Dr. Quito Swan
Dr. Quito Swan is the Director of the William Monroe Trotter Institute for the Study of Black Culture at the University of Massachusetts-Boston. He is also a Professor of Africana Studies at UMass Boston and a historian of Black internationalism, Black Power, and the Black Pacific. Swan is the author of Pauulu’s Diaspora: Black Internationalism and Environmental Justice (University Press of Florida, 2020) and Black Power in Bermuda (Palgrave Macmillan, 2010). His work has also appeared in journals such as the Radical History Review, the Journal of Civil and Human Rights, Wadabegei, North Star and Black Perspectives. He also co-edits the University of Illinois’s book series on Black internationalism with historian Keisha Blain.
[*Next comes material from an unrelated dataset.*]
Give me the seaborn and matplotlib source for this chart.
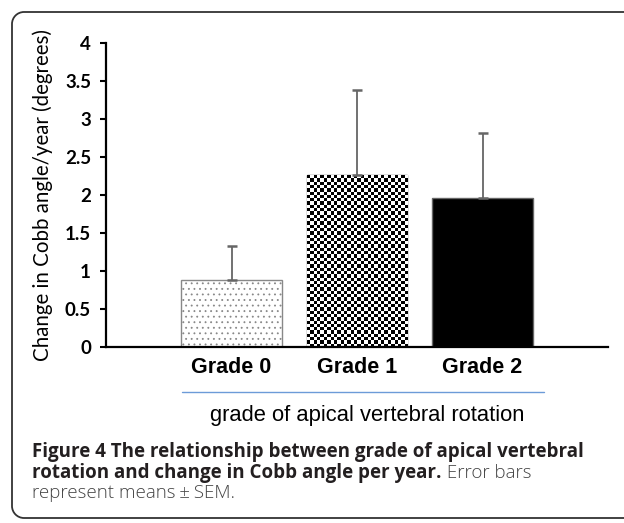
import numpy as np
import pandas as pd
import matplotlib
matplotlib.use("Agg")
import matplotlib.pyplot as plt
import seaborn as sns
from matplotlib.patches import PathPatch
from matplotlib.path import Path
from matplotlib.lines import Line2D
from matplotlib.transforms import IdentityTransform

# ---- data ----
categories = ["Grade 0", "Grade 1", "Grade 2"]
means = [0.88, 2.26, 1.96]
sem = [0.45, 1.12, 0.86]
y_ticks = [0, 0.5, 1, 1.5, 2, 2.5, 3, 3.5, 4]
y_tick_labels = ["0", "0.5", "1", "1.5", "2", "2.5", "3", "3.5", "4"]
y_label = "Change in Cobb angle/year (degrees)"
x_label = "grade of apical vertebral rotation"
caption_bold_1 = "Figure 4 The relationship between grade of apical vertebral"
caption_bold_2 = "rotation and change in Cobb angle per year."
caption_reg_2 = " Error bars"
caption_reg_3 = "represent means\u2009\u00b1\u2009SEM."

sns.set_theme(style="white")
plt.rcParams["hatch.linewidth"] = 0.6

W, H = 624, 523
fig = plt.figure(figsize=(W / 100, H / 100), dpi=100)
ax = fig.add_axes([106 / W, 1 - 347 / H, 502 / W, 304 / H])

df = pd.DataFrame({"grade": categories, "change": means})
sns.barplot(data=df, x="grade", y="change", order=categories, ax=ax,
            width=0.8, errorbar=None, color="white")

patches = ax.patches[:3]
# Grade 0: dotted
patches[0].set_facecolor("white")
patches[0].set_edgecolor("#888888")
patches[0].set_hatch("...")
patches[0].set_linewidth(1.0)
# Grade 1: checkerboard
patches[1].set_facecolor("white")
patches[1].set_edgecolor("#555555")
patches[1].set_linewidth(1.0)
# Grade 2: solid black
patches[2].set_facecolor("black")
patches[2].set_edgecolor("#666666")
patches[2].set_linewidth(1.0)

ax.set_xlim(-1.0, 3.0)
ax.set_ylim(0, 4)

# checkerboard image clipped to Grade 1 bar
fig.canvas.draw()
p = patches[1]
bb = p.get_window_extent()
sq = 3.3
nx = max(1, int(round(bb.width / sq)))
ny = max(1, int(round(bb.height / sq)))
board = (np.indices((ny, nx)).sum(axis=0) % 2).astype(float)
im = ax.imshow(board, cmap="gray_r", vmin=0, vmax=1, interpolation="nearest",
               extent=(p.get_x(), p.get_x() + p.get_width(), 0, p.get_height()),
               aspect="auto", zorder=p.get_zorder() + 0.1, origin="lower")
im.set_clip_path(p)
ax.set_xlim(-1.0, 3.0)
ax.set_ylim(0, 4)

# error bars (upper only)
xpos = np.arange(len(categories))
ax.errorbar(xpos, means, yerr=[np.zeros(len(sem)), sem], fmt="none",
            ecolor="#666666", elinewidth=1.3, capsize=3.5, capthick=1.8, zorder=5)

# axes styling
for s in ["top", "right"]:
    ax.spines[s].set_visible(False)
for s in ["left", "bottom"]:
    ax.spines[s].set_color("black")
    ax.spines[s].set_linewidth(1.6)
ax.set_yticks(y_ticks)
ax.set_yticklabels(y_tick_labels, fontfamily="Lato", fontweight="bold", fontsize=13.5,
                   color="black")
ax.tick_params(axis="y", left=True, length=4.3, width=1.5, pad=6.5, direction="out",
               colors="black")
ax.set_xticks(xpos)
ax.set_xticklabels(categories, fontfamily="Liberation Sans", fontweight="bold",
                   fontsize=15.5, color="black")
ax.tick_params(axis="x", bottom=False, length=0, pad=7.5)

ax.set_xlabel("")
ax.set_ylabel(y_label, fontsize=14.8, fontfamily="Lato", color="black")
ax.yaxis.set_label_coords(-0.1056, 0.5)
ax.grid(False)

# blue line under category labels
fig.add_artist(Line2D([182 / W, 544 / W], [1 - 392 / H, 1 - 392 / H],
                      transform=fig.transFigure, color="#6C9BD8", lw=1.0))

# x label
fig.text(210 / W, 1 - 415 / H, x_label, fontsize=15.8, fontfamily="Liberation Sans",
         color="black", ha="left", va="center")

# rounded border, open on the right (runs off the image)
r = 12
L, T, B = 12, H - 12, H - 518
k = 0.5523 * r
verts = [(W + 20, T), (L + r, T),
         (L + r - k, T), (L, T - r + k), (L, T - r),
         (L, B + r),
         (L, B + r - k), (L + r - k, B), (L + r, B),
         (W + 20, B)]
codes = [Path.MOVETO, Path.LINETO,
         Path.CURVE4, Path.CURVE4, Path.CURVE4,
         Path.LINETO,
         Path.CURVE4, Path.CURVE4, Path.CURVE4,
         Path.LINETO]
border = PathPatch(Path(verts, codes), transform=IdentityTransform(), fill=False,
                   edgecolor="#333333", linewidth=1.3)
fig.add_artist(border)

# caption
cap_kw = dict(fontfamily="Open Sans", fontsize=13.5, ha="left", va="baseline")
fig.text(32 / W, 1 - 457 / H, caption_bold_1, fontweight="bold", color="#231f20", **cap_kw)
tb = fig.text(32 / W, 1 - 478 / H, caption_bold_2, fontweight="bold", color="#231f20", **cap_kw)
fig.text(32 / W, 1 - 498 / H, caption_reg_3, fontweight="light", color="#444444", **cap_kw)
fig.canvas.draw()
ext = tb.get_window_extent()
fig.text(ext.x1 / W, 1 - 478 / H, caption_reg_2, fontweight="light", color="#444444", **cap_kw)

fig.savefig("out.png", dpi=100)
Swan’s research has garnered several U.S. national awards and grants, including fellowships from the National Endowment for the Humanities, Harvard University’s Radcliffe Institute, the American Council of Learned Societies, the University of Texas-Austin, Indiana University, the Sasakawa Peace Foundation, the Wilson International Center for Scholars, and Australia’s University of Queensland. His current manuscripts are Pacifica Black: Black Internationalism in Oceania (NYU Press, 2021) and
Black El Dorado: Bermuda and the Radical World (University of Illinois Press, 2022). He is currently a Visiting Scholar at Pennsylvania State’s Humanities Institute.